Jorge Coelho , antigo ministro do Equipamento Social

Jorge Coelho demitiu-se do governo em 2001, logo após a queda da ponte de Entre-os-Rios. Era então ministro do Equipamento Social (equivalente às Obras Públicas), com um largo currículo político quer nas campanhas do PS, quer em cargos governativos, sendo um homem da cúpula do partido. Em 2006 passou a dedicar--se em exclusivo à actividade profissional e passados dois anos foi anunciado como CEO da Mota-Engil, empresa que durante o seu mandato como ministro do Equipamento Social tinha recebido duas concessões de auto-estradas Scut através de concursos internacionais. Coelho saiu do cargo no princípio deste ano.

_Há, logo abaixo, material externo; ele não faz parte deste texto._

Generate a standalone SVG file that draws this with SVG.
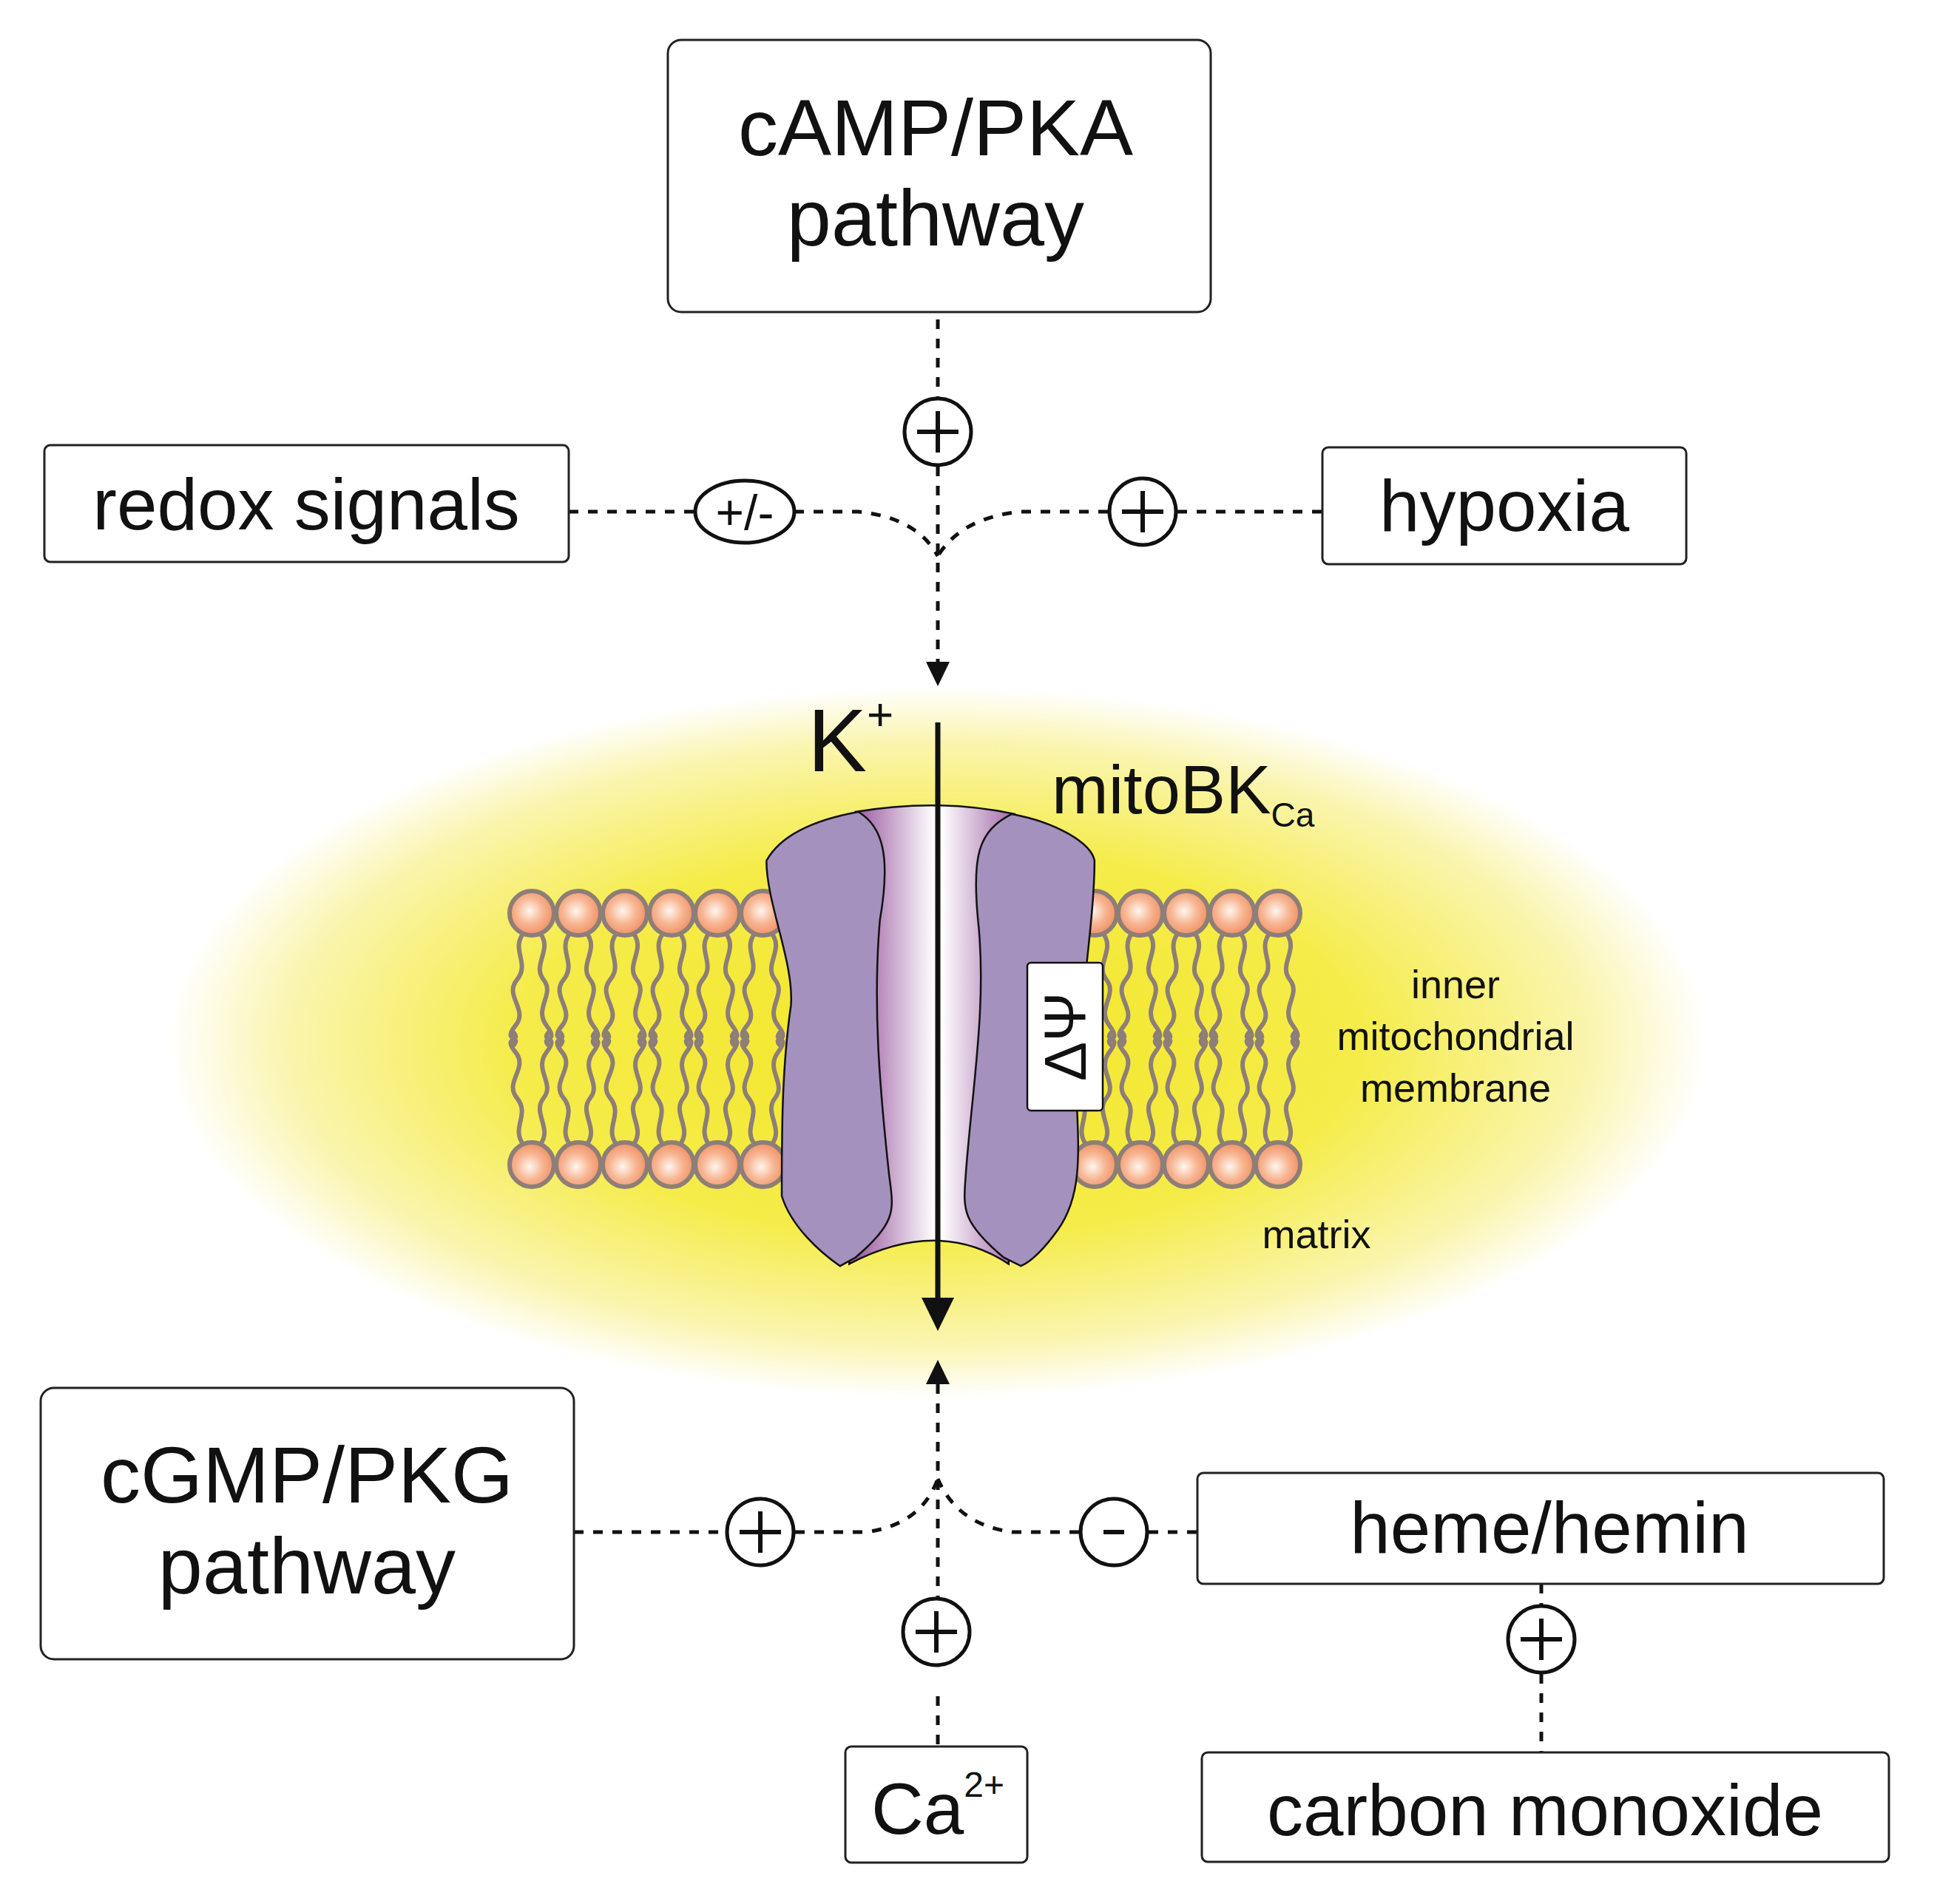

Joaquim Pina Moura, antigo ministro da Economia e das Finanças

Pina Moura começou a sua carreira política no PCP, mas em 1992 criou a Plataforma de Esquerda, aproximando-se do Partido Socialista. Em 1999 – após já ter sido secretário de Estado Adjunto do primeiro-ministro e responsável pela Economia – foi nomeado ministro das Finanças e da Economia de António Guterres. Nos seus mandatos abriu o capital das empresas de energia do Estado

– REN e EDP – às empresas estrangeiras. Desde 2004 Pina Moura é presidente da Iberdrola Portugal, cargo que chegou a acumular com o de deputado à Assembleia da República. A Iberdrola deteve até ao ano passado 6,79% da EDP.